Increasingly, it appears that few people other than Lanza’s mother, 52-year-old Nancy Lanza, had regular contact recently with him. State officials told reporters Tuesday that she was shot in the head with a .22-caliber rifle, most likely while she was asleep, before her son loaded four weapons into her car and drove it to Sandy Hook Elementary School.

Peter Lanza, an executive with GE Energy Financial Services, initially had seen his youngest son weekly after he separated from his wife in 2001, said the family acquaintance.

Adam Lanza’s last known school enrollment was a series of classes at Western Connecticut State University, the last of which he completed in 2009.

The question of why Lanza targeted 20 young schoolchildren among his victims has traumatized this small town, which was struggling Tuesday to return to a normal school schedule even as families were still burying their dead.

A school bus trundled through town toward an elementary school, its young passengers pressing their noses against the windows and peering at the unusual procession passing in the opposite direction: police cars with lights flashing, followed by a hearse carrying a small casket, and a limousine with a sobbing woman in the back seat.

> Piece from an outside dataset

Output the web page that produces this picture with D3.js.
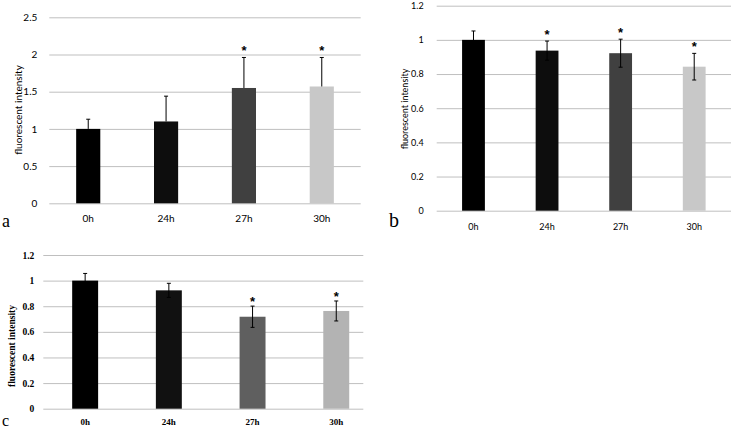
<!DOCTYPE html>
<html>
<head>
<meta charset="utf-8">
<script src="https://cdn.jsdelivr.net/npm/d3@7"></script>
<style>
  body { margin: 0; background: #fff; }
  svg { display: block; }
</style>
</head>
<body>
<svg id="chart" width="735" height="428"></svg>
<script>
// data
const categories = ["0h", "24h", "27h", "30h"];

const valuesA = [1.0, 1.1, 1.55, 1.57];
const errA = [0.13, 0.34, 0.41, 0.39];
const starsA = [false, false, true, true];
const ticksA = [0, 0.5, 1, 1.5, 2, 2.5];

const valuesB = [1.0, 0.937, 0.922, 0.843];
const errB = [0.052, 0.056, 0.082, 0.078];
const starsB = [false, true, true, true];

const valuesC = [1.0, 0.924, 0.718, 0.763];
const errC = [0.056, 0.055, 0.083, 0.078];
const starsC = [false, false, true, true];

const ticksBC = [0, 0.2, 0.4, 0.6, 0.8, 1, 1.2];

const colorsAB = ["#000000", "#0d0d0d", "#404040", "#c8c8c8"];
const colorsC = ["#000000", "#111111", "#5f5f5f", "#b3b3b3"];

const svg = d3.select("#chart");

function drawPanel(p) {
  const g = svg.append("g");
  const x = d3.scaleBand().domain(categories).range(p.xRange);
  const y = d3.scaleLinear().domain([0, p.yMax]).range(p.yRange);
  const gridW = p.gridRight - p.xRange[0];

  // y axis + gridlines
  const ya = g.append("g")
    .attr("transform", `translate(${p.xRange[0]},0)`)
    .call(d3.axisLeft(y).tickValues(p.ticks).tickSize(-gridW)
      .tickPadding(p.tickPad).tickFormat(d3.format("~g")));
  ya.select(".domain").remove();
  ya.selectAll("line").attr("stroke", "#bfbfbf");
  ya.selectAll("text")
    .style("font-family", p.font).style("font-size", p.tickSize + "px")
    .style("font-weight", p.weight).attr("fill", "#000");

  // x axis labels
  const xa = g.append("g")
    .attr("transform", `translate(0,${p.yRange[0]})`)
    .call(d3.axisBottom(x).tickSize(0).tickPadding(p.xPad));
  xa.select(".domain").remove();
  xa.selectAll("text")
    .style("font-family", p.font).style("font-size", p.xSize + "px")
    .style("font-weight", p.weight).attr("fill", "#000");

  const bw = x.bandwidth() * 0.31;
  const rows = categories.map((c, i) => ({ c, v: p.values[i], e: p.err[i], s: p.stars[i], col: p.colors[i] }));

  g.selectAll(".bar").data(rows).enter().append("rect")
    .attr("x", d => x(d.c) + x.bandwidth() / 2 - bw / 2)
    .attr("width", bw)
    .attr("y", d => y(d.v))
    .attr("height", d => y(0) - y(d.v))
    .attr("fill", d => d.col);

  // error bars
  const cx = d => x(d.c) + x.bandwidth() / 2;
  const lo = d => p.plusOnly ? d.v : d.v - d.e;
  g.selectAll(".err").data(rows).enter().append("line")
    .attr("x1", cx).attr("x2", cx)
    .attr("y1", d => y(lo(d))).attr("y2", d => y(d.v + d.e))
    .attr("stroke", "#000").attr("stroke-width", 1);
  g.selectAll(".capT").data(rows).enter().append("line")
    .attr("x1", d => cx(d) - 2).attr("x2", d => cx(d) + 2)
    .attr("y1", d => y(d.v + d.e)).attr("y2", d => y(d.v + d.e))
    .attr("stroke", "#000").attr("stroke-width", 1);
  if (!p.plusOnly) {
    g.selectAll(".capB").data(rows).enter().append("line")
      .attr("x1", d => cx(d) - 2).attr("x2", d => cx(d) + 2)
      .attr("y1", d => y(lo(d))).attr("y2", d => y(lo(d)))
      .attr("stroke", "#000").attr("stroke-width", 1);
  }

  // significance stars
  g.selectAll(".star").data(rows.filter(d => d.s)).enter().append("text")
    .attr("x", cx)
    .attr("y", d => y(d.v + d.e) - p.starGap)
    .attr("text-anchor", "middle")
    .style("font-family", "Liberation Sans, sans-serif")
    .style("font-weight", "bold")
    .style("font-size", "13px")
    .text("*");

  // y axis title
  g.append("text")
    .attr("transform", `translate(${p.titleX},${p.titleY}) rotate(-90)`)
    .attr("text-anchor", "middle")
    .attr("dominant-baseline", "central")
    .style("font-family", p.font).style("font-size", p.titleSize + "px")
    .style("font-weight", p.weight)
    .text("fluorescent intensity");

  // panel letter
  g.append("text")
    .attr("x", p.letterX).attr("y", p.letterY)
    .style("font-family", "Liberation Serif, serif")
    .style("font-size", p.letterSize + "px")
    .text(p.letter);
}

drawPanel({
  values: valuesA, err: errA, stars: starsA, colors: colorsAB, ticks: ticksA, yMax: 2.5,
  xRange: [49.3, 360.7], gridRight: 360.7, yRange: [203.3, 17.3], plusOnly: true,
  font: "Lato, sans-serif", weight: "normal", tickSize: 10, xSize: 10, tickPad: 12, xPad: 12,
  titleX: 18, titleY: 110, titleSize: 10, starGap: 2,
  letter: "a", letterX: 2, letterY: 227, letterSize: 18
});

drawPanel({
  values: valuesB, err: errB, stars: starsB, colors: colorsAB, ticks: ticksBC, yMax: 1.2,
  xRange: [436.7, 731], gridRight: 731, yRange: [210.7, 5.7], plusOnly: false,
  font: "Lato, sans-serif", weight: "normal", tickSize: 9, xSize: 9, tickPad: 13, xPad: 13,
  titleX: 404, titleY: 109, titleSize: 9, starGap: 2,
  letter: "b", letterX: 389, letterY: 227, letterSize: 20
});

drawPanel({
  values: valuesC, err: errC, stars: starsC, colors: colorsC, ticks: ticksBC, yMax: 1.2,
  xRange: [43.3, 378.1], gridRight: 363.3, yRange: [408.7, 255], plusOnly: false,
  font: "Liberation Serif, serif", weight: "bold", tickSize: 9.5, xSize: 9, tickPad: 9, xPad: 10,
  titleX: 11.5, titleY: 346, titleSize: 9.5, starGap: 0,
  letter: "c", letterX: 2, letterY: 426, letterSize: 16
});
</script>
</body>
</html>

Schools reopened with police guarding entrances, nervous parents wondering how they would make it through the day until their children came home, and funeral processions winding along streets marked with memorials.

There were 26 tiny Christmas trees for each of the 20 first-graders and six adults killed at Sandy Hook Elementary School. On hillsides overlooking busy streets, people had planted 26 tiny flags, and 20 little white angels.

Three more funerals, wakes or other services were held in Newtown for three of the children, and a service was planned in Stratford for one of the slain teachers, Victoria Soto.